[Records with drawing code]
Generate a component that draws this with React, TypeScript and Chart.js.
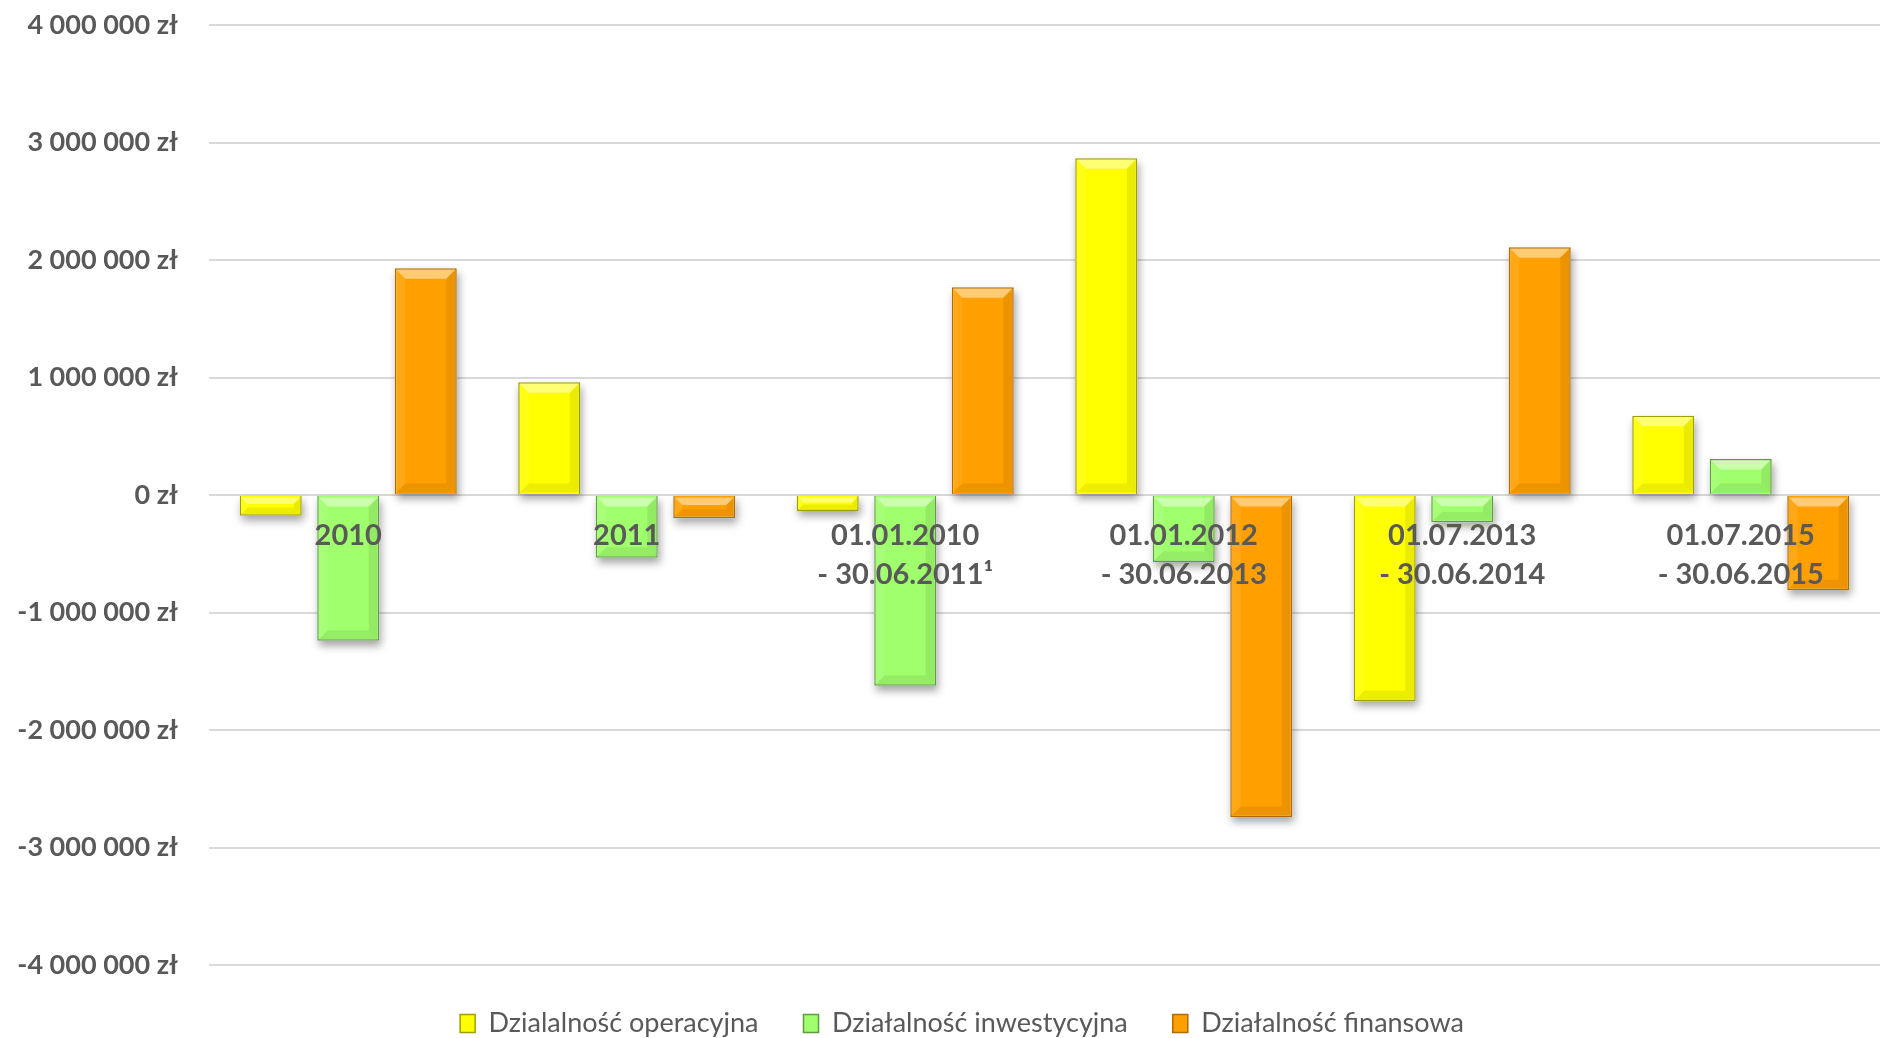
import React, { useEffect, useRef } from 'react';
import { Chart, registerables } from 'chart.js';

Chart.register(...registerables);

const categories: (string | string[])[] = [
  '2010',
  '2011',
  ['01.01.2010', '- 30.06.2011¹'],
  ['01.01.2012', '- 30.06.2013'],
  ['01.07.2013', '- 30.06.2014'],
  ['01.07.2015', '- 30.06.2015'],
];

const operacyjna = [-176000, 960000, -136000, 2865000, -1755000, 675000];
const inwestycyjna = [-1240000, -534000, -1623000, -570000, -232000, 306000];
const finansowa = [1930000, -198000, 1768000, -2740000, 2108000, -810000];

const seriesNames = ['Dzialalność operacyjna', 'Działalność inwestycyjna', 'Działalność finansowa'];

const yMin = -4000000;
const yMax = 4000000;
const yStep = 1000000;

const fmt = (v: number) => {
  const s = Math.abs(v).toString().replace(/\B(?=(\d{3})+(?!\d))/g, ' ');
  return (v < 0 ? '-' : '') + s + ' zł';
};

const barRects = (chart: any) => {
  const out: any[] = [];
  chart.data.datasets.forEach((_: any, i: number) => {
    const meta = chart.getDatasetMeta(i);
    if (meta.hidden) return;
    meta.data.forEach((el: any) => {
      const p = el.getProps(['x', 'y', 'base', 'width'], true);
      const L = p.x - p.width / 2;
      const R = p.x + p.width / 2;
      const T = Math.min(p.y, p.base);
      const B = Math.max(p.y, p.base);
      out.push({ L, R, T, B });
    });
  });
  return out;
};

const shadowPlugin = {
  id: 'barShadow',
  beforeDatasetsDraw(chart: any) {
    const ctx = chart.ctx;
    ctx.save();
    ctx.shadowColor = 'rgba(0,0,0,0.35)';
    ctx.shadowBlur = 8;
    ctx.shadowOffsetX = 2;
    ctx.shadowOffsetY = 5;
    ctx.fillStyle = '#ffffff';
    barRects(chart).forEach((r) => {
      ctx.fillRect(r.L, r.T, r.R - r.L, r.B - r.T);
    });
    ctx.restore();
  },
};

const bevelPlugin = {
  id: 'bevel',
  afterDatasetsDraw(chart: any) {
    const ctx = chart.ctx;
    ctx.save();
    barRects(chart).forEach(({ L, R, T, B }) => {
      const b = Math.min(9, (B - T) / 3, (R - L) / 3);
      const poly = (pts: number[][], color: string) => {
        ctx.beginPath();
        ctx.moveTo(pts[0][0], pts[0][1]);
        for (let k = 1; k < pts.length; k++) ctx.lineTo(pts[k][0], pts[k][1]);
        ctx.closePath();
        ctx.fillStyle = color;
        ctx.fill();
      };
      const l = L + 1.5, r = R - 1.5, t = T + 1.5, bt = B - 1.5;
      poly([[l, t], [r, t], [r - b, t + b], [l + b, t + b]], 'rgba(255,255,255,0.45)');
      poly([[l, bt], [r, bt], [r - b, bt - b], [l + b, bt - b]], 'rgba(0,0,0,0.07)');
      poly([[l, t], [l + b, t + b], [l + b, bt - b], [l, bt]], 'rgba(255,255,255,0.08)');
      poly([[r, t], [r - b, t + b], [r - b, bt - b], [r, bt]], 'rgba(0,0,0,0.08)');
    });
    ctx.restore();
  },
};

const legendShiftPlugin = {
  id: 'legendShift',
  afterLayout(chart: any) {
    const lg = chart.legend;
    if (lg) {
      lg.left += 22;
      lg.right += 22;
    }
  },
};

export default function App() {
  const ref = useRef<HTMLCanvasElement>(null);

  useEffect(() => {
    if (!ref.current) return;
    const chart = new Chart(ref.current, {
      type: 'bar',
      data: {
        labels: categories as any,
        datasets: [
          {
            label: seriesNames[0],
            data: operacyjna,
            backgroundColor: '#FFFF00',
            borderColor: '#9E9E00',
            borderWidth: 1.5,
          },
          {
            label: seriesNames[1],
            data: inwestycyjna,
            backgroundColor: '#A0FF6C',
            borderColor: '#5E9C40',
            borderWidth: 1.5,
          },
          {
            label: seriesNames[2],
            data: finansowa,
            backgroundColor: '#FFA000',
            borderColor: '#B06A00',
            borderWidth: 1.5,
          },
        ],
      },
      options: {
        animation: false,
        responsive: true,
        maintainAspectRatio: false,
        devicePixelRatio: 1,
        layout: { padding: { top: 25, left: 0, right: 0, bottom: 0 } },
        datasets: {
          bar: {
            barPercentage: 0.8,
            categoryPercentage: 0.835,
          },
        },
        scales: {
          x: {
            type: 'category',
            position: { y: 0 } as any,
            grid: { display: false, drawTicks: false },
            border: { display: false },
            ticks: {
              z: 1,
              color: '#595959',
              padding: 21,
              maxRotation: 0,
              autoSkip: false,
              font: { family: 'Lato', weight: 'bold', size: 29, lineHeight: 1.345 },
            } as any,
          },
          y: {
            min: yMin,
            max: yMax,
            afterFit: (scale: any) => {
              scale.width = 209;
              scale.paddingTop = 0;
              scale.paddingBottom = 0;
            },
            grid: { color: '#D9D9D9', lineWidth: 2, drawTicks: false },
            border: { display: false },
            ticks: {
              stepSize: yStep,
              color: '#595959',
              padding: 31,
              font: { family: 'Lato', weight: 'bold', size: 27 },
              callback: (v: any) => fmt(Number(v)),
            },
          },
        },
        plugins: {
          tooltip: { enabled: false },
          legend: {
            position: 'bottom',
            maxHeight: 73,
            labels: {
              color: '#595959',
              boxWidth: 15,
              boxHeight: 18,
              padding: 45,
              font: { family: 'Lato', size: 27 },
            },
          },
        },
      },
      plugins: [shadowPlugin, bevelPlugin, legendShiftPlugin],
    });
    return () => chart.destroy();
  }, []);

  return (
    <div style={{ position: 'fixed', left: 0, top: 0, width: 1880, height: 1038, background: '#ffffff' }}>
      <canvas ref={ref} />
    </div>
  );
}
==
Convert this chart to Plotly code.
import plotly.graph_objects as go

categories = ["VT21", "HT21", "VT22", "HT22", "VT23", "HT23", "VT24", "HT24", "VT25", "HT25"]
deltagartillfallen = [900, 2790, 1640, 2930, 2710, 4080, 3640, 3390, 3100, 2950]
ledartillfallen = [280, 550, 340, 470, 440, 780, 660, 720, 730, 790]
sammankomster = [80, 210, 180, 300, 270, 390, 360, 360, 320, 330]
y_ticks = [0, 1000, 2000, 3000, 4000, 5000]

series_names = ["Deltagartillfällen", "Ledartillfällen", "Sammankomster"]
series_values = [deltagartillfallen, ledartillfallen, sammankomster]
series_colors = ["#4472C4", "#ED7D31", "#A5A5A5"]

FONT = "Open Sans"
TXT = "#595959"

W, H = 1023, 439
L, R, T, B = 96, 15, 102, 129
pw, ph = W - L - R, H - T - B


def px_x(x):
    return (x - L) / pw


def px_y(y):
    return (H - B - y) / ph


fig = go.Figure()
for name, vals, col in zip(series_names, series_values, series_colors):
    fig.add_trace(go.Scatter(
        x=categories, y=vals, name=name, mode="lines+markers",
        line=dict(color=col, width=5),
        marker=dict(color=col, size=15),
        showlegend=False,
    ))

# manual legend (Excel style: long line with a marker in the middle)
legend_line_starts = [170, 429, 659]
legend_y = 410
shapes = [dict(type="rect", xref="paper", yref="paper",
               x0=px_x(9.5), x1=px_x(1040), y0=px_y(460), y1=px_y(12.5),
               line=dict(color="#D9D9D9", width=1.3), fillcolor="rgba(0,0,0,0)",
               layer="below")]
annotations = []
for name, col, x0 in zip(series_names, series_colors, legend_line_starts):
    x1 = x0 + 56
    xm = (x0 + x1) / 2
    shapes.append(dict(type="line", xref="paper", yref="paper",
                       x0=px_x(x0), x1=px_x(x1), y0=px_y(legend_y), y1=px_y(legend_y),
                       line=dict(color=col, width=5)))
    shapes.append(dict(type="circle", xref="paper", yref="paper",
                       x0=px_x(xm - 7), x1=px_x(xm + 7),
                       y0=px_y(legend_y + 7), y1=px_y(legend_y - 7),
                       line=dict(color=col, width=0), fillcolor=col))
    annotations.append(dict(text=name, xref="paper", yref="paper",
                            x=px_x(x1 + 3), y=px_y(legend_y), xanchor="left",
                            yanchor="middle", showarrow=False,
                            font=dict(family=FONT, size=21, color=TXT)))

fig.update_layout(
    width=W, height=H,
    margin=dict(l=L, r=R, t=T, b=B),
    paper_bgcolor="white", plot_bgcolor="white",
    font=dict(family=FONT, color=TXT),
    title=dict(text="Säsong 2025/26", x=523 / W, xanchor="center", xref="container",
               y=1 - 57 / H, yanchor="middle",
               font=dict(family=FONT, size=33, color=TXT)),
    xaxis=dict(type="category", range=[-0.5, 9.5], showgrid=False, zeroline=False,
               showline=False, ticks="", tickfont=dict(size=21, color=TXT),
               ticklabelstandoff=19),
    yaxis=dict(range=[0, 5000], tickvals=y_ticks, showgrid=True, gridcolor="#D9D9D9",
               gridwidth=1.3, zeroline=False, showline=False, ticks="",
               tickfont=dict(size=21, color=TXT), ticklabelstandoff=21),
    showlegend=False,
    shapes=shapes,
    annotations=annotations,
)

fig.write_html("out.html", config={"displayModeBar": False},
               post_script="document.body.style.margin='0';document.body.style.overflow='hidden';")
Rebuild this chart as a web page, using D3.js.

* _Your instructions_
Filter for "this". Return all lines that hold it.

* _Full answer_
Generate a component that draws this with React, TypeScript and Chart.js.
Convert this chart to Plotly code.
Rebuild this chart as a web page, using D3.js.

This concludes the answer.